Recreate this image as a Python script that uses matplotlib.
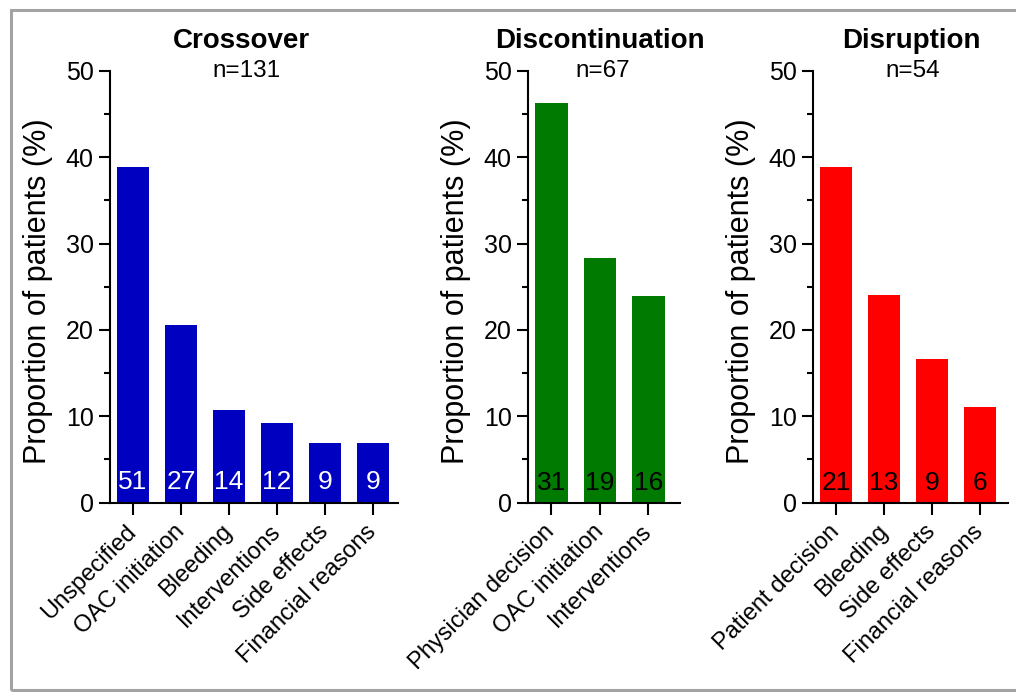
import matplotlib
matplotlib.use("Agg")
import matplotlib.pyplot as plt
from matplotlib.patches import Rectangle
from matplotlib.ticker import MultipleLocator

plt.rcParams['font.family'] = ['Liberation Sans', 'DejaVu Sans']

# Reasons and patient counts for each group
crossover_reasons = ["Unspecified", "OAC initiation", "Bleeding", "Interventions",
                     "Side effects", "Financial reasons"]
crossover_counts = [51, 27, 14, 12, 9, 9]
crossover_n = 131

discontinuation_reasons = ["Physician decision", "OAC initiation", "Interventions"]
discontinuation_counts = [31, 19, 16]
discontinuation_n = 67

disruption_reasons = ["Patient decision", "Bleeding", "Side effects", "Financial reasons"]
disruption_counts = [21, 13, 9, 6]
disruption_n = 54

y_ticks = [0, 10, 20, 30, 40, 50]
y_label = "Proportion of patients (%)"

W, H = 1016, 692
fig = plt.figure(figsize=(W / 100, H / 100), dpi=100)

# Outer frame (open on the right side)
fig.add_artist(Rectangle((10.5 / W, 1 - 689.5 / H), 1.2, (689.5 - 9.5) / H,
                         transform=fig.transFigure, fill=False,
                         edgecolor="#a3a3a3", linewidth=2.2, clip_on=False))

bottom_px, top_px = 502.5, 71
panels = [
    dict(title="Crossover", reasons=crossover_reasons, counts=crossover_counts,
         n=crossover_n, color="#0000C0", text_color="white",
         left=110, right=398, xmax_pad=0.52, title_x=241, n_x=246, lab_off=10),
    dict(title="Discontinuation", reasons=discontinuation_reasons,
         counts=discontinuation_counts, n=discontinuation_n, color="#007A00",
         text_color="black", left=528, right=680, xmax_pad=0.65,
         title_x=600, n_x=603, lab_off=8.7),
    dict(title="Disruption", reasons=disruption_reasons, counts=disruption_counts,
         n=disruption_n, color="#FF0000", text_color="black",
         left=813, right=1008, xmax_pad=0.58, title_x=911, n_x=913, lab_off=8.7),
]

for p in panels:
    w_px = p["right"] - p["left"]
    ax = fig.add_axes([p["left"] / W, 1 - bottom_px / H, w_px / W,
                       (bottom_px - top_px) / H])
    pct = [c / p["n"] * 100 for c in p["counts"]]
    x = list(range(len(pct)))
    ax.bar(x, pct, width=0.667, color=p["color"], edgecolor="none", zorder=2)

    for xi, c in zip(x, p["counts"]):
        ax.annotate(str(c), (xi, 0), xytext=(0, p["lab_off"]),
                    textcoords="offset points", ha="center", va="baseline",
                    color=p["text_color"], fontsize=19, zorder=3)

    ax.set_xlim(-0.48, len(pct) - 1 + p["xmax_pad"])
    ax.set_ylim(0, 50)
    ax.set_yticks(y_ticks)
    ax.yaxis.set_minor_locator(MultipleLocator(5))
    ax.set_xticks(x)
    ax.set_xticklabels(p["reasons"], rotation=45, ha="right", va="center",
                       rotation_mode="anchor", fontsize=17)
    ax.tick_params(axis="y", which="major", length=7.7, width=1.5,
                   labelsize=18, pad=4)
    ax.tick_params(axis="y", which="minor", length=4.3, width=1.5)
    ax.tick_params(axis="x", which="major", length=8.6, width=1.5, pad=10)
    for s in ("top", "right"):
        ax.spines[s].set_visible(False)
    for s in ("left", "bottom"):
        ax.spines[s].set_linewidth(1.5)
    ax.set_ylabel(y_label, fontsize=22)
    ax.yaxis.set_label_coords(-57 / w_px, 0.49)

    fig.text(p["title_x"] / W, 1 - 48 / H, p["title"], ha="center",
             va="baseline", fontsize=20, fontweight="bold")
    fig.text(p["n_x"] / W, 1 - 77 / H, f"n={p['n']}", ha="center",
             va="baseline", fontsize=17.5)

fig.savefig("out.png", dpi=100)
:::
Required task: Lines that hold "matplotlib" are the ones to copy; find all of them.

Answer in full:
Recreate this image as a Python script that uses matplotlib.
import matplotlib
matplotlib.use("Agg")
import matplotlib.pyplot as plt
from matplotlib.patches import Rectangle
from matplotlib.ticker import MultipleLocator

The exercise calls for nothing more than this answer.